Should you wear anything differently on your motorcycle tour? A good touring suit is an excellent investment, and when choosing your clothes, consider packing several thin layers of clothing, rather than a few thick ones.  Flexibility is the key to staying comfortable; it's far better to have the option to stop and shed or add layers as necessary, than to shiver or sweat your way through what would otherwise be an enjoyable, scenic route.  If you ride a touring bike, there's no excuse not to carry rain gear with you at all times.  You can roll it up into a tight little packet (ours comes with a nifty pouch), and stuff it down in one of your saddlebags.

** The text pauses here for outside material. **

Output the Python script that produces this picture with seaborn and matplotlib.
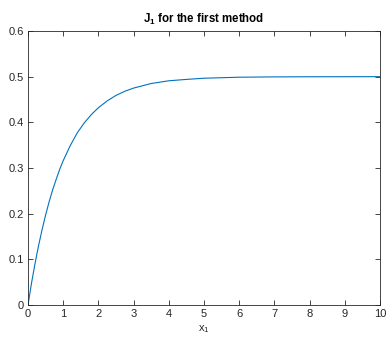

Have you considered protective jackets? Longtime riders swear by a leather biker jacket, but a textile biker jacket will work in much the same way.  They both have their pros and cons.  Textile can have extra padding where needed, but so can leather.  Textile may be lighter, but may not do as well against asphalt, or a hot muffler. You may also prefer a leather biker jacket with a zip-out liner.  Appropriately placed zippers can be opened for added ventilation on warmer days.

Don't Get Stranded

A bike lock is also a must for any motorcycle trip, whether you plan to stay in a motel or camp out for the night.  Disc locks are a great option since they're small and sturdy, but they wouldn’t really do you a bit of good if somebody just decides to haul off your motorcycle.  That’s why many still prefer the bulky chain or cable locks to attach their bikes to something stable.

Beautiful at Dusk
Credit: J Anton's Pentaprism, flickr

Long or Short?

The Ozark Mountains  is THE motorcycle riding spot between the Rockies and the Smokies - especially northern Arkansas and southern Missouri. Prefer to stay local? Consider what's called a "poker run", in which you cruise to designated places, collect a token to show you were there, and are dealt cards when you return.

Yellowstone Image
Credit: John Aldrich, flickr

Considering Yellowstone?

Not all destinations are equally accessible. As an example, Yellowstone National Park.  Of course, it is possible to ride through it on the main routes in a couple of days, but you won't necessarily have time, especially in high tourist season with slow moving traffic through the park .  To really see it, explore, or enjoy it more than superficially, you'll need to get off the bike and hike around, which takes time but is well worth the effort to get a bit away from the parking lots or roads.